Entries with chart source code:

......

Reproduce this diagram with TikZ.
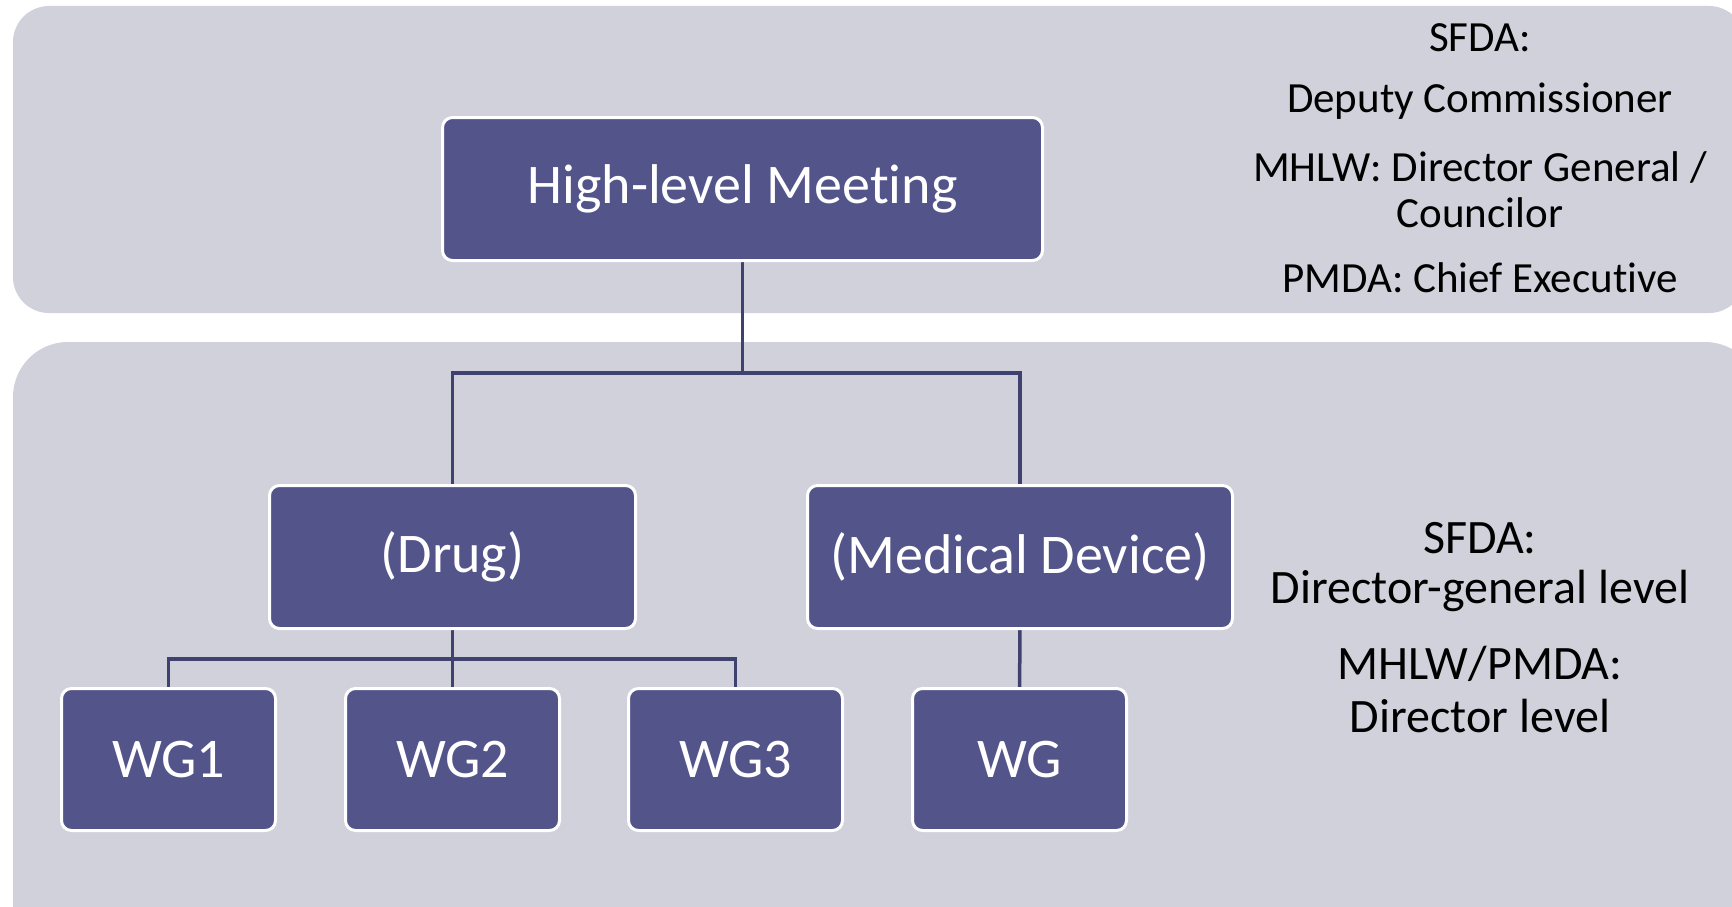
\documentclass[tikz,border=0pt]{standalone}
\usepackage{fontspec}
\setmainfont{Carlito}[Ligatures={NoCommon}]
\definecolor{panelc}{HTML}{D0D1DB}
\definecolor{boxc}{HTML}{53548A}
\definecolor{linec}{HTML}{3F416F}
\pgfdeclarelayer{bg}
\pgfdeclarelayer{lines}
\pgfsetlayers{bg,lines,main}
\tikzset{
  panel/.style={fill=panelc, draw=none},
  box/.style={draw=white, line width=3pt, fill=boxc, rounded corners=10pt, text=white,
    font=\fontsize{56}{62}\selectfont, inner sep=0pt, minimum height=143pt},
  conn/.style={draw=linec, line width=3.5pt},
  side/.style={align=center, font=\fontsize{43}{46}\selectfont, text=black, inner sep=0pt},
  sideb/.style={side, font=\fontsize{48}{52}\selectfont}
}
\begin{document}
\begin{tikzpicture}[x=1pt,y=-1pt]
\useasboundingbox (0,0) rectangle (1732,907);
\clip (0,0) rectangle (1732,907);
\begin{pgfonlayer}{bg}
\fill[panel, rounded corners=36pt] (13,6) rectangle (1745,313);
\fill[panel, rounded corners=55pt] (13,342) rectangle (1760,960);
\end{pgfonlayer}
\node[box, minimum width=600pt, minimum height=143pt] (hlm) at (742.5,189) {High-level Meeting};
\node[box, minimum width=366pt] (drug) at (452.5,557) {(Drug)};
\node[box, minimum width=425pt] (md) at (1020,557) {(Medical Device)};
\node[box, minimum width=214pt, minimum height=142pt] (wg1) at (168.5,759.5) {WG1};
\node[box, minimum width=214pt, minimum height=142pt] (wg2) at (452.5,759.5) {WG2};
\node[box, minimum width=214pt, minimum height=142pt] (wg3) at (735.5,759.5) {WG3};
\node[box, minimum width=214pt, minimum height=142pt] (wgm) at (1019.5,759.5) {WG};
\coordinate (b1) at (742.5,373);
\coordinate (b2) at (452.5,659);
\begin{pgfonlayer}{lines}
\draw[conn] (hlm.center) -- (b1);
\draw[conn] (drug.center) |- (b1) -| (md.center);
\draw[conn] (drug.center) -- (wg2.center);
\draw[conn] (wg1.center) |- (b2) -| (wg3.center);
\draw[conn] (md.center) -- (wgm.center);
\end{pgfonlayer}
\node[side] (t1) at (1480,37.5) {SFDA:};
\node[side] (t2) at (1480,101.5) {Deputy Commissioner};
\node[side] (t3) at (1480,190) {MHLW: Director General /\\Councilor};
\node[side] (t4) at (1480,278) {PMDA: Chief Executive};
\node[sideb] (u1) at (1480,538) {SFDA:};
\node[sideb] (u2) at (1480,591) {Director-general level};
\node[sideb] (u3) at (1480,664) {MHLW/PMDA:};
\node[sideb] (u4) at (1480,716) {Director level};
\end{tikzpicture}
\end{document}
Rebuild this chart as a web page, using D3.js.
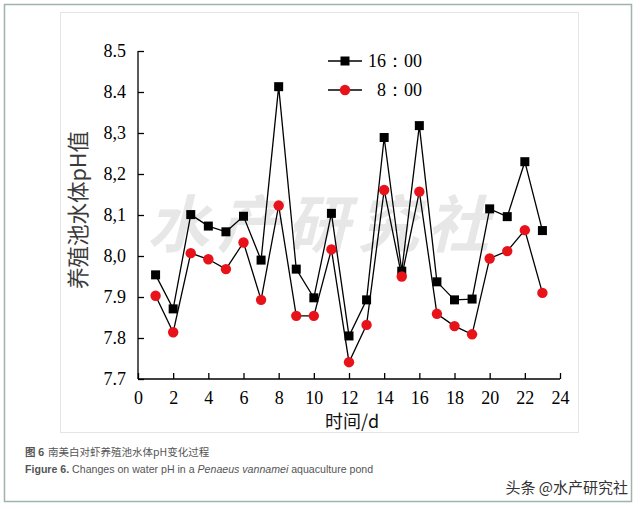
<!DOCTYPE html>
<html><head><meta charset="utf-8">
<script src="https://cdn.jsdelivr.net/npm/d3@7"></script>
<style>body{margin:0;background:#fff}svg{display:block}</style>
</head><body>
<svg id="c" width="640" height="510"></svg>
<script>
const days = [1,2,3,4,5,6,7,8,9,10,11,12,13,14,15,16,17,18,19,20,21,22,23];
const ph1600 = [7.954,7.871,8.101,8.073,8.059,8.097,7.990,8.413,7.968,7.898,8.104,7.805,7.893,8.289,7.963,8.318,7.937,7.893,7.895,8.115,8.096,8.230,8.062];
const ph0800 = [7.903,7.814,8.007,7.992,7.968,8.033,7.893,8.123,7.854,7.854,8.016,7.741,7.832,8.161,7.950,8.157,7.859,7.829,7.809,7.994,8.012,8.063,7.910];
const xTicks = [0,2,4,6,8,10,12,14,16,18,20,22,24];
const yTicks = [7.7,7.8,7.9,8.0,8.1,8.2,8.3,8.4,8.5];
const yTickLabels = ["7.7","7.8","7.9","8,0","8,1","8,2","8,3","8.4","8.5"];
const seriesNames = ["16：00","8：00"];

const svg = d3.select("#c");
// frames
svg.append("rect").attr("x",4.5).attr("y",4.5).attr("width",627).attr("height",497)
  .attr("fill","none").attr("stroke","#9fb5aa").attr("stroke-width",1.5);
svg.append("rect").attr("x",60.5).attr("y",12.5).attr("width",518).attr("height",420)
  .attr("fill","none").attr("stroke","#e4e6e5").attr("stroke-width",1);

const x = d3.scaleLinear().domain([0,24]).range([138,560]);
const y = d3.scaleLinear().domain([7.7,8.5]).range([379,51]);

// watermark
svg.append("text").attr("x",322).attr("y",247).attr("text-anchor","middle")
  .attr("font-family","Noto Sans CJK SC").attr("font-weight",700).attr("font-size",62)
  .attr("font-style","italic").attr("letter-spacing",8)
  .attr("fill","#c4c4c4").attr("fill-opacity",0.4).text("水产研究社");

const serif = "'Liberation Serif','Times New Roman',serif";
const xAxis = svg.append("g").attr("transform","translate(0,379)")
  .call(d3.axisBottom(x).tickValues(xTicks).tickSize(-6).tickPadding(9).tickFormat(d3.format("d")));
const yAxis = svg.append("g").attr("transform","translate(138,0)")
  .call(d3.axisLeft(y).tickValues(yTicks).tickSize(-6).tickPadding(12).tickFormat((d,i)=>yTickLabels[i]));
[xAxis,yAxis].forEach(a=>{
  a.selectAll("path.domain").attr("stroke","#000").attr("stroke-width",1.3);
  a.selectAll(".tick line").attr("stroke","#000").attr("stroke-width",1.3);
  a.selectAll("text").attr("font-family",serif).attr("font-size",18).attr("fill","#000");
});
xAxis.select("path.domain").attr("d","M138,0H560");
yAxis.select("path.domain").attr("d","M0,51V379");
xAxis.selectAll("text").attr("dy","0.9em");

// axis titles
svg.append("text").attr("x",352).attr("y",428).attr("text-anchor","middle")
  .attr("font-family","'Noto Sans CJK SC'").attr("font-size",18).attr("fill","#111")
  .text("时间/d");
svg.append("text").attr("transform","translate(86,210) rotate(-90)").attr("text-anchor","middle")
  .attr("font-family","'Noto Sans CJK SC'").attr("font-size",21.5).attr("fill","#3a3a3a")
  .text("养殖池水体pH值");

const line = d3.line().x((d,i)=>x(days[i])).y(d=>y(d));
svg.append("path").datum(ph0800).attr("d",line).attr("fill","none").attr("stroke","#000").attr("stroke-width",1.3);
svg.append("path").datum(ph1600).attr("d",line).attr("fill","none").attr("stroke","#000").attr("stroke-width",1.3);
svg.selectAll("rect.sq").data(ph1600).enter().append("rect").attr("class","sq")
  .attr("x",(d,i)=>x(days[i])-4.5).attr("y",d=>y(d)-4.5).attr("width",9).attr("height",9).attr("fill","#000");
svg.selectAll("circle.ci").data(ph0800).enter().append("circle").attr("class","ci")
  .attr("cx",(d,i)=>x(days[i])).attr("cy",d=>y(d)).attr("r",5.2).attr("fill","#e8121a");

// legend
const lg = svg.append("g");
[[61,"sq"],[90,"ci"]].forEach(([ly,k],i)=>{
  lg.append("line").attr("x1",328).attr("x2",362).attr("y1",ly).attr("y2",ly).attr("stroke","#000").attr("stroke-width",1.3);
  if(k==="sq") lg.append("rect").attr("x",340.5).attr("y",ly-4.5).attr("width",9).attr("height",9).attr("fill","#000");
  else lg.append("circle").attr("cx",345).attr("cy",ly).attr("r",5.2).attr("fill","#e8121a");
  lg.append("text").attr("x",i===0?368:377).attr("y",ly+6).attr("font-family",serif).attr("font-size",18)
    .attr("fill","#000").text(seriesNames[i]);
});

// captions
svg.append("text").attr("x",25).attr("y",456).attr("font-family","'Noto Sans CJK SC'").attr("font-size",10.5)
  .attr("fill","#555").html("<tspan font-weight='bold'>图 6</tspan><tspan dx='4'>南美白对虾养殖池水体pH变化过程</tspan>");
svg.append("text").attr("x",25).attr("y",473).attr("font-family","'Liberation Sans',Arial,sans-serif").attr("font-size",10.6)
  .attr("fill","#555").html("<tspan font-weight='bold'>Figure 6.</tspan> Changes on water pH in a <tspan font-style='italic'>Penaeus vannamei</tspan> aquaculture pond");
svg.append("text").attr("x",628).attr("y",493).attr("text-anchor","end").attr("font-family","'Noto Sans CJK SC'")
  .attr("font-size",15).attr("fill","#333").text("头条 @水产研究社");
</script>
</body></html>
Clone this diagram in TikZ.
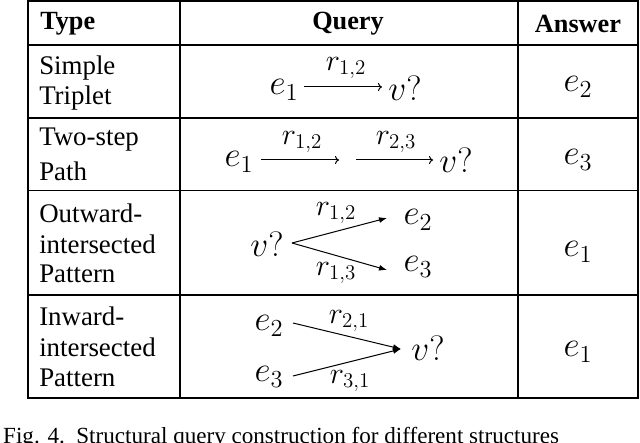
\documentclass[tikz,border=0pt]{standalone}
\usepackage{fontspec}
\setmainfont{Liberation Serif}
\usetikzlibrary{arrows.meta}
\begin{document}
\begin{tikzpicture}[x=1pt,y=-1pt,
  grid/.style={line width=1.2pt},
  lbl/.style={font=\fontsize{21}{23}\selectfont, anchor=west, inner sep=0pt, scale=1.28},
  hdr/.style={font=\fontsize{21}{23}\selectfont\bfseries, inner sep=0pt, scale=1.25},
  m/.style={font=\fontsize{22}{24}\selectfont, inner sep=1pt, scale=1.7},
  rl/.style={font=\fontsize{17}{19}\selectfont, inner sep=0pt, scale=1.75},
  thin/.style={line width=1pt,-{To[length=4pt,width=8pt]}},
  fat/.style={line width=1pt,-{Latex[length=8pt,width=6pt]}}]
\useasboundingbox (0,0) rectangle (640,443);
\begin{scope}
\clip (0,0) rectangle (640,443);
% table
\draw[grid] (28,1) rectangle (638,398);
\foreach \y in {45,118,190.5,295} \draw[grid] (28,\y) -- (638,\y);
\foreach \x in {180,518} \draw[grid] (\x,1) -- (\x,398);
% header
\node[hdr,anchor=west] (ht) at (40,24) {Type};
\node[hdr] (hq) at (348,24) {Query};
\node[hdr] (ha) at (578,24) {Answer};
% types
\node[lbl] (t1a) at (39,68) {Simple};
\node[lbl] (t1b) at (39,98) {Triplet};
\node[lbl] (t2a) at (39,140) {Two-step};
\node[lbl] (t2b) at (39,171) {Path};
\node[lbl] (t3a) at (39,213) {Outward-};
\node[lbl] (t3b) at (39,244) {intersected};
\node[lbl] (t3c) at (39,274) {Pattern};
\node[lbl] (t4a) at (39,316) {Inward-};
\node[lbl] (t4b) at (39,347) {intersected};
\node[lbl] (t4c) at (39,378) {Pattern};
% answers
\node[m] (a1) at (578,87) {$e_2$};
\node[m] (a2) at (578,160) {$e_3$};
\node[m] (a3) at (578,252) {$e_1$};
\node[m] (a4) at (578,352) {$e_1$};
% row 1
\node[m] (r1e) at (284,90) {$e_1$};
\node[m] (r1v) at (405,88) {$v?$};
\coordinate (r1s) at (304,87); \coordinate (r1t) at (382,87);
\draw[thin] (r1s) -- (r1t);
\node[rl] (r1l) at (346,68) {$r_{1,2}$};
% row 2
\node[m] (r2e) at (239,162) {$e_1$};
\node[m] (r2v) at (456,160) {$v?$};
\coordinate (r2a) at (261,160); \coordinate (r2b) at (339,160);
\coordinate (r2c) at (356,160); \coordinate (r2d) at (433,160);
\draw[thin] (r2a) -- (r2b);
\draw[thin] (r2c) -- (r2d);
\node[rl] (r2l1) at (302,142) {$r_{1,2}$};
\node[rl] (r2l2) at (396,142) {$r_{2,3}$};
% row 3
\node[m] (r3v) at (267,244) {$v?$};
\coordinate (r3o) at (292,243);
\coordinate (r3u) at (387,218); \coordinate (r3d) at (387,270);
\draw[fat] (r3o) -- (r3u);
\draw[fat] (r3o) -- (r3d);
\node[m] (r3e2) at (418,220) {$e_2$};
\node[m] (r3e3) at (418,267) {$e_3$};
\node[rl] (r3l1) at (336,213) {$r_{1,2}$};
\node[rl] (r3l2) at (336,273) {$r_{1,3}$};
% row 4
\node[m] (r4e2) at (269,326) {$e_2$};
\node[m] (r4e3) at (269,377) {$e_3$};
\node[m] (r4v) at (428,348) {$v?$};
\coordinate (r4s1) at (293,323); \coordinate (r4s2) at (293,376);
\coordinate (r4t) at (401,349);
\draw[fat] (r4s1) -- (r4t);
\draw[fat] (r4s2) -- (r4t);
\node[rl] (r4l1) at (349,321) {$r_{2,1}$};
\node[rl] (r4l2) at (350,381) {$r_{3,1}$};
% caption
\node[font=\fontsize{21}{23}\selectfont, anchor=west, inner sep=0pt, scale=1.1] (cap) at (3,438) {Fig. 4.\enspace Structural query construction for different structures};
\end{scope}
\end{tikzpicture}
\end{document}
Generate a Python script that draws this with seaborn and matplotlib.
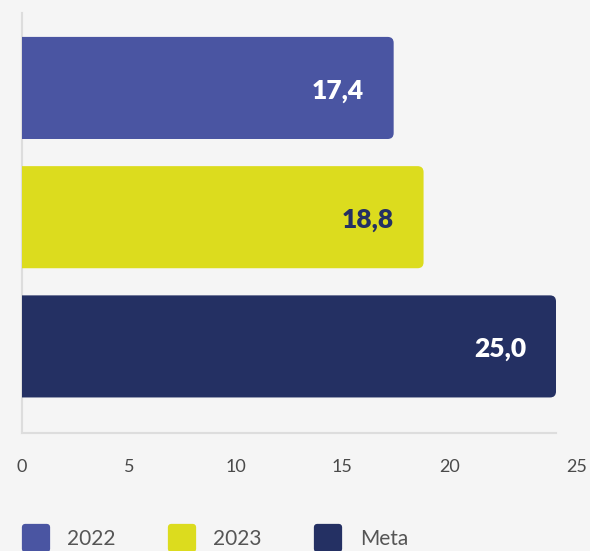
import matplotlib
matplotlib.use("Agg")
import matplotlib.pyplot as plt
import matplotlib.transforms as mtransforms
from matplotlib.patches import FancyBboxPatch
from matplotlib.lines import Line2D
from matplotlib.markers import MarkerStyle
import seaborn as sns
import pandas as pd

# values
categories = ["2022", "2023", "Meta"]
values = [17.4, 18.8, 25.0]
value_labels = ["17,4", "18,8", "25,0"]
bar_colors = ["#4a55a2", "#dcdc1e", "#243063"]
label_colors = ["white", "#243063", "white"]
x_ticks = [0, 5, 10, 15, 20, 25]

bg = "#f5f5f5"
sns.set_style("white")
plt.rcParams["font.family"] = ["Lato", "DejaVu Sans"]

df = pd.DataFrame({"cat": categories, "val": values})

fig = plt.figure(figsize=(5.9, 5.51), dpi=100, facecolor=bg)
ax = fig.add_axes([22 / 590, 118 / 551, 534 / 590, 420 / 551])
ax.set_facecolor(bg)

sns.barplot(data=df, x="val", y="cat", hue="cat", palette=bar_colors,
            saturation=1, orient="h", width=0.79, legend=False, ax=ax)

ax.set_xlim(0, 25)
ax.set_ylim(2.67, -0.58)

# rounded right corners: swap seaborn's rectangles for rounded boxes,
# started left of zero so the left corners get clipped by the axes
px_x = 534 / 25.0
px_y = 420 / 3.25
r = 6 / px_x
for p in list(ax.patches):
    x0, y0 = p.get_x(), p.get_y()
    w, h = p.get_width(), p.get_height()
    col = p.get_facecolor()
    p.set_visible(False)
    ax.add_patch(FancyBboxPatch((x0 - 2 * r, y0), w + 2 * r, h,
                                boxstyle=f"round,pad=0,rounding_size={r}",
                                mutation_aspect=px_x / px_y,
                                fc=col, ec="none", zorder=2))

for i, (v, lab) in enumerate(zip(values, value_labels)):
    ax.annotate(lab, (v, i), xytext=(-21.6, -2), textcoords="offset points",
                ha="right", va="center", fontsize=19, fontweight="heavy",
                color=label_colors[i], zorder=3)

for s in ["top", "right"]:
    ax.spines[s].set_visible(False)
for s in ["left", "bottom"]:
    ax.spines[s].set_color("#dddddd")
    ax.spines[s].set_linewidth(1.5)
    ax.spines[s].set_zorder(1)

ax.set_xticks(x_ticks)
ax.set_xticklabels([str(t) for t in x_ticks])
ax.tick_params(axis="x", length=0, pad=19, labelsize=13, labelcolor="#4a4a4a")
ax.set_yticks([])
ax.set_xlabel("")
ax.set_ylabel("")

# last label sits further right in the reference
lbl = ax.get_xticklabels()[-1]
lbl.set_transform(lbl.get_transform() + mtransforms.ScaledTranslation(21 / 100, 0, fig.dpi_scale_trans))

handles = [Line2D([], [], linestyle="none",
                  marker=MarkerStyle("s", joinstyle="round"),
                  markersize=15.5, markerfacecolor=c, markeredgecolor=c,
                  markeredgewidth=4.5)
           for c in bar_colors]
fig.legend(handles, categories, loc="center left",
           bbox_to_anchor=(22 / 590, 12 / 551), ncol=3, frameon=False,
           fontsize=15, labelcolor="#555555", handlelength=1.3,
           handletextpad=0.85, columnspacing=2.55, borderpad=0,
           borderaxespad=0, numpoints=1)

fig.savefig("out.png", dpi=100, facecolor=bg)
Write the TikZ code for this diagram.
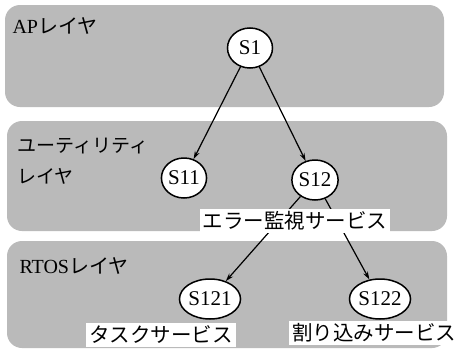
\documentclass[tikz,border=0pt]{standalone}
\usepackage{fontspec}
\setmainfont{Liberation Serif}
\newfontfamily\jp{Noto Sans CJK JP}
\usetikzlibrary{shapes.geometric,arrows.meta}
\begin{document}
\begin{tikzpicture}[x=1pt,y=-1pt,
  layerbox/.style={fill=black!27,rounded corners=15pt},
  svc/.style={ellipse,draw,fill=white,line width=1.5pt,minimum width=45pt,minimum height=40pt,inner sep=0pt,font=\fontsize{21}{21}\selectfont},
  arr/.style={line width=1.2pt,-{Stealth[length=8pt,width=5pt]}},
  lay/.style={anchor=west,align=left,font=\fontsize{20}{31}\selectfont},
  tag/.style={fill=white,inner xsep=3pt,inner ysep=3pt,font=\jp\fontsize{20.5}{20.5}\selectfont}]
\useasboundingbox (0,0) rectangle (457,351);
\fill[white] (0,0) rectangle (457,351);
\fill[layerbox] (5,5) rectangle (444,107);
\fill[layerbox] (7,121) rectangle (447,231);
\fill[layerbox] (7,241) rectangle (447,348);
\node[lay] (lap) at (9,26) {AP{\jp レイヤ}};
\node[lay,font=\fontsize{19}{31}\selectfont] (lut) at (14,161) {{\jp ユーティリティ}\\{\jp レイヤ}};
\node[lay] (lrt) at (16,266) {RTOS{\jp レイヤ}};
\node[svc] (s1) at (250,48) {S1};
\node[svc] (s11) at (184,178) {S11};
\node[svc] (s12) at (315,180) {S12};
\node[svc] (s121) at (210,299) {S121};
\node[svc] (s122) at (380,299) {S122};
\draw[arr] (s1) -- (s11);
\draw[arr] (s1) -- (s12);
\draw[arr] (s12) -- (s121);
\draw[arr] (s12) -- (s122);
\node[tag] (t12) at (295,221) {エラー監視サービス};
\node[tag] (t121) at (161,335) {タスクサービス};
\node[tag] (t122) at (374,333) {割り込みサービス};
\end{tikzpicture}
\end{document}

......

• **What is being asked**
Determine how many lines of the records above contain the word "matplotlib", and report only that number.

• **Expected output**
8